For the dynamic probit model with covariates, Heckman (1981) proposed approximating the conditional distribution of the initial condition. This avoids the practical problem of not being able to find the conditional distribution of the initial value. But, as we will see, it is computationally more difficult than necessary for obtaining both parameter estimates and estimates of averaged effects in nonlinear models.

The approach I suggest in this paper is to model the distribution of the unobserved effect conditional on the initial value and any exogenous explanatory variables. This suggestion has been made before for particular models. For example, Chamberlain (1980) mentions this possibility for the linear AR(1) model without covariates, and Blundell and Smith (1991) study the conditional maximum likelihood estimator of the same model; see also Blundell and Bond (1998). For the binary response model with a lagged dependent variable, Arellano and Carrasco (2003) study a maximum likelihood estimator conditional on the initial condition, where the distribution of the unobserved effect given the initial is taken to be discrete. When specialized to the binary response model, the approach here is more flexible, and computationally much simpler: the response probability can have the probit or logit form, strictly exogenous explanatory variables are easily incorporated along with a lagged dependent variable, and standard random effects software can be used to estimate the parameters and averaged effects.

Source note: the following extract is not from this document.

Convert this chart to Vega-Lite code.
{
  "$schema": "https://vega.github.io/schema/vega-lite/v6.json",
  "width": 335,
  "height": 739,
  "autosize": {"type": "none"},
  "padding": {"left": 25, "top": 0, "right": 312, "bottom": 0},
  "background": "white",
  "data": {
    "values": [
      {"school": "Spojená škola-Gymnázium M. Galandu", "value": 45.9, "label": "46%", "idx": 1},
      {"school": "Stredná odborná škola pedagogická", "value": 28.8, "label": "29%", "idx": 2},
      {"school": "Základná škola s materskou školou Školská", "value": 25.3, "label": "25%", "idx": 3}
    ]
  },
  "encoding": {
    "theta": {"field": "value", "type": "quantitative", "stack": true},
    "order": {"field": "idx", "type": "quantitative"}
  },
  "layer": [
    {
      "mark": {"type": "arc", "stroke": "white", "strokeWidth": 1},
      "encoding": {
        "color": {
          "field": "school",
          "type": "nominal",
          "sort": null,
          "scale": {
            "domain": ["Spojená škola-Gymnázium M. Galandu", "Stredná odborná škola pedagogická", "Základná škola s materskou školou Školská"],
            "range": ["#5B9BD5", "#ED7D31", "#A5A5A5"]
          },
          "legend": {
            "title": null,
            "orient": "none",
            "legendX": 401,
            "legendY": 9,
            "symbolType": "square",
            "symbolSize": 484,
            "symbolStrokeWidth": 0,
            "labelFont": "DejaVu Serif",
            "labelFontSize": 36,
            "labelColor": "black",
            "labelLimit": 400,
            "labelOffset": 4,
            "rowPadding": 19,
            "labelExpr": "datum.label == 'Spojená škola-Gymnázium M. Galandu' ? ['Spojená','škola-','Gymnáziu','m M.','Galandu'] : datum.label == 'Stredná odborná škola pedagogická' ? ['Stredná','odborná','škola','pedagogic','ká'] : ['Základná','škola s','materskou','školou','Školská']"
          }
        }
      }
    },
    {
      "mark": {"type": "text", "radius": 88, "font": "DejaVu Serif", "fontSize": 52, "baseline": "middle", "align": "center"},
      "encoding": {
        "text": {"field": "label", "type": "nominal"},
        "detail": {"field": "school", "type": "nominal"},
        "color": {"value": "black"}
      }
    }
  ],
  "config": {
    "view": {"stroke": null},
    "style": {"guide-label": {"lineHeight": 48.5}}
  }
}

Specifying a distribution of heterogeneity conditional on the initial condition has several advantages. First, we can choose the auxiliary distribution to be flexible, and view it as an alternative approximation to Heckman's (1981). Second, in several leading cases—probit, ordered probit, Tobit and Poisson regression—an auxiliary distribution can be chosen that leads to straightforward estimation using standard software. Third, partial effects on mean responses, averaged across the distribution of unobservables, are identified and can be estimated without much difficulty. I show how to obtain these partial effects generally in Section 4, and Section 5 covers the probit and Tobit models.